YOUR GOAL:
Copy the data that follows, character for character, minus the pictures.
>> begin DATA SEGMENT
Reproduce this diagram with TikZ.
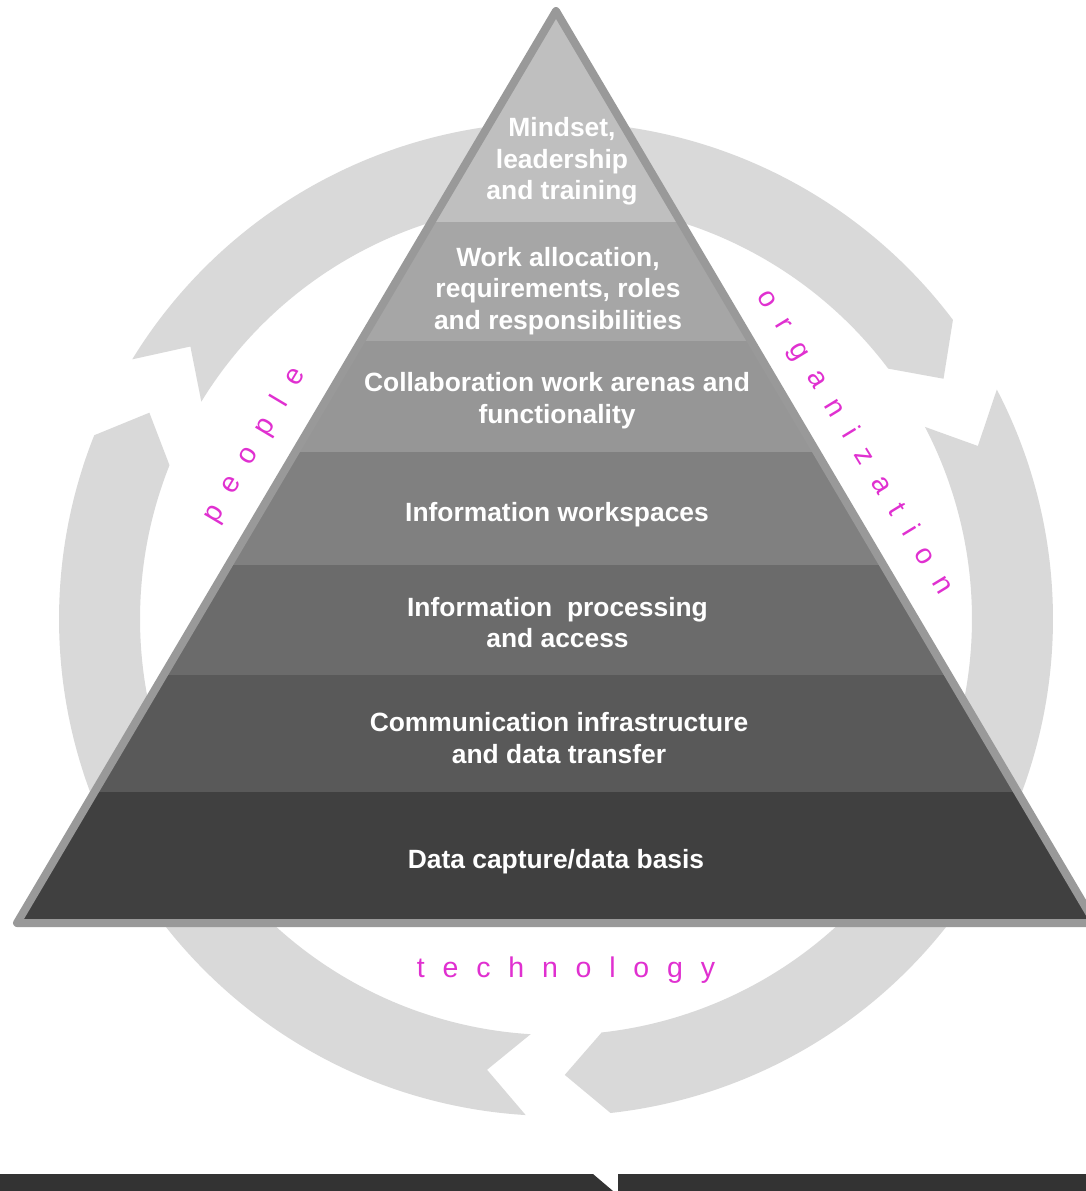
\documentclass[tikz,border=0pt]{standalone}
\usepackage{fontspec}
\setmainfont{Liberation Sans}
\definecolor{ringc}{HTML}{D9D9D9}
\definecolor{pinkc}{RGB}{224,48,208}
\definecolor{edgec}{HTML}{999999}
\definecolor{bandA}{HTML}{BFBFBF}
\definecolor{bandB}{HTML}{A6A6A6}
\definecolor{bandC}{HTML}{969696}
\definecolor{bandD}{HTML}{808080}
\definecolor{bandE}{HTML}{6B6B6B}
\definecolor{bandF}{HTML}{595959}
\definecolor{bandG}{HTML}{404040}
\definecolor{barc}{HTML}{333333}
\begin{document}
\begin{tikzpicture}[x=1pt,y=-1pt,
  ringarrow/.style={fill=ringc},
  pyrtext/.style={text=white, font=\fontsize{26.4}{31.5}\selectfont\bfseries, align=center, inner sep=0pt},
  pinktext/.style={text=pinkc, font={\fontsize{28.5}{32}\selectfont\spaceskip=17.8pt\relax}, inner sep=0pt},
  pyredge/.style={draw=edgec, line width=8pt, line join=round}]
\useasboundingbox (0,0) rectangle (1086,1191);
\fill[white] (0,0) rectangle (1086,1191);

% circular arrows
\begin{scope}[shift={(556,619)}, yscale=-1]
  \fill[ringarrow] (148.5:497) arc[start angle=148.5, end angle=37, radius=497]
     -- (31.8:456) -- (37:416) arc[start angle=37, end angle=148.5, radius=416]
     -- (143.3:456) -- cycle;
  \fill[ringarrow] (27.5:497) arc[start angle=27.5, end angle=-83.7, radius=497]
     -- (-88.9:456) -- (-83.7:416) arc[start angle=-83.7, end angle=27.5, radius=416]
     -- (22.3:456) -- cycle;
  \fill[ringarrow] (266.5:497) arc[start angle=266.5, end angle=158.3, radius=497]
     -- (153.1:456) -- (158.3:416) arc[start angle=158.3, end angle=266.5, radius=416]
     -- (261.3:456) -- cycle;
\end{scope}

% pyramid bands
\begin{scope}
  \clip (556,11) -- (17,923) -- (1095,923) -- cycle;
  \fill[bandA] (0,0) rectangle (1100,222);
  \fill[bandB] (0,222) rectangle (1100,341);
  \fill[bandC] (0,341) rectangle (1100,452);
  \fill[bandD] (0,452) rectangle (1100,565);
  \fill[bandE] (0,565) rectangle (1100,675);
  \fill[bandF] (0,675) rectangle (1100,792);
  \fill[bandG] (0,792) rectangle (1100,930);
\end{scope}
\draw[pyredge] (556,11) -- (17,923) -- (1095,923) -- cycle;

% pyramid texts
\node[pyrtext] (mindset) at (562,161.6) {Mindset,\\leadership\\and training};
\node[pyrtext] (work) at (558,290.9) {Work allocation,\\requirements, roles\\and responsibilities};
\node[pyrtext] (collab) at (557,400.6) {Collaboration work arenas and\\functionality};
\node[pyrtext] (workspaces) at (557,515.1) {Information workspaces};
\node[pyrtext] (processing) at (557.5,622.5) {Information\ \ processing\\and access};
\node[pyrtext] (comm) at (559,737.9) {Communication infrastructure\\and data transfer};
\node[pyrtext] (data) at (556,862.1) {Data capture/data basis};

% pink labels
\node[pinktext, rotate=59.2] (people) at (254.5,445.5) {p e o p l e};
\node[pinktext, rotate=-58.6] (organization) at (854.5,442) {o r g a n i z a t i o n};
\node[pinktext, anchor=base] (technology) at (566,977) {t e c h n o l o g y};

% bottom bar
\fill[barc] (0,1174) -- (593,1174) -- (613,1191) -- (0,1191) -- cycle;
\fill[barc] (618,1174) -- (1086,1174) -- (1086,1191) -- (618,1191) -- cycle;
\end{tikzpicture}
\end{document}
>> end DATA SEGMENT
RESULT FOR THIS TASK:
Reproduce this diagram with TikZ.
\documentclass[tikz,border=0pt]{standalone}
\usepackage{fontspec}
\setmainfont{Liberation Sans}
\definecolor{ringc}{HTML}{D9D9D9}
\definecolor{pinkc}{RGB}{224,48,208}
\definecolor{edgec}{HTML}{999999}
\definecolor{bandA}{HTML}{BFBFBF}
\definecolor{bandB}{HTML}{A6A6A6}
\definecolor{bandC}{HTML}{969696}
\definecolor{bandD}{HTML}{808080}
\definecolor{bandE}{HTML}{6B6B6B}
\definecolor{bandF}{HTML}{595959}
\definecolor{bandG}{HTML}{404040}
\definecolor{barc}{HTML}{333333}
\begin{document}
\begin{tikzpicture}[x=1pt,y=-1pt,
  ringarrow/.style={fill=ringc},
  pyrtext/.style={text=white, font=\fontsize{26.4}{31.5}\selectfont\bfseries, align=center, inner sep=0pt},
  pinktext/.style={text=pinkc, font={\fontsize{28.5}{32}\selectfont\spaceskip=17.8pt\relax}, inner sep=0pt},
  pyredge/.style={draw=edgec, line width=8pt, line join=round}]
\useasboundingbox (0,0) rectangle (1086,1191);
\fill[white] (0,0) rectangle (1086,1191);

% circular arrows
\begin{scope}[shift={(556,619)}, yscale=-1]
  \fill[ringarrow] (148.5:497) arc[start angle=148.5, end angle=37, radius=497]
     -- (31.8:456) -- (37:416) arc[start angle=37, end angle=148.5, radius=416]
     -- (143.3:456) -- cycle;
  \fill[ringarrow] (27.5:497) arc[start angle=27.5, end angle=-83.7, radius=497]
     -- (-88.9:456) -- (-83.7:416) arc[start angle=-83.7, end angle=27.5, radius=416]
     -- (22.3:456) -- cycle;
  \fill[ringarrow] (266.5:497) arc[start angle=266.5, end angle=158.3, radius=497]
     -- (153.1:456) -- (158.3:416) arc[start angle=158.3, end angle=266.5, radius=416]
     -- (261.3:456) -- cycle;
\end{scope}

% pyramid bands
\begin{scope}
  \clip (556,11) -- (17,923) -- (1095,923) -- cycle;
  \fill[bandA] (0,0) rectangle (1100,222);
  \fill[bandB] (0,222) rectangle (1100,341);
  \fill[bandC] (0,341) rectangle (1100,452);
  \fill[bandD] (0,452) rectangle (1100,565);
  \fill[bandE] (0,565) rectangle (1100,675);
  \fill[bandF] (0,675) rectangle (1100,792);
  \fill[bandG] (0,792) rectangle (1100,930);
\end{scope}
\draw[pyredge] (556,11) -- (17,923) -- (1095,923) -- cycle;

% pyramid texts
\node[pyrtext] (mindset) at (562,161.6) {Mindset,\\leadership\\and training};
\node[pyrtext] (work) at (558,290.9) {Work allocation,\\requirements, roles\\and responsibilities};
\node[pyrtext] (collab) at (557,400.6) {Collaboration work arenas and\\functionality};
\node[pyrtext] (workspaces) at (557,515.1) {Information workspaces};
\node[pyrtext] (processing) at (557.5,622.5) {Information\ \ processing\\and access};
\node[pyrtext] (comm) at (559,737.9) {Communication infrastructure\\and data transfer};
\node[pyrtext] (data) at (556,862.1) {Data capture/data basis};

% pink labels
\node[pinktext, rotate=59.2] (people) at (254.5,445.5) {p e o p l e};
\node[pinktext, rotate=-58.6] (organization) at (854.5,442) {o r g a n i z a t i o n};
\node[pinktext, anchor=base] (technology) at (566,977) {t e c h n o l o g y};

% bottom bar
\fill[barc] (0,1174) -- (593,1174) -- (613,1191) -- (0,1191) -- cycle;
\fill[barc] (618,1174) -- (1086,1174) -- (1086,1191) -- (618,1191) -- cycle;
\end{tikzpicture}
\end{document}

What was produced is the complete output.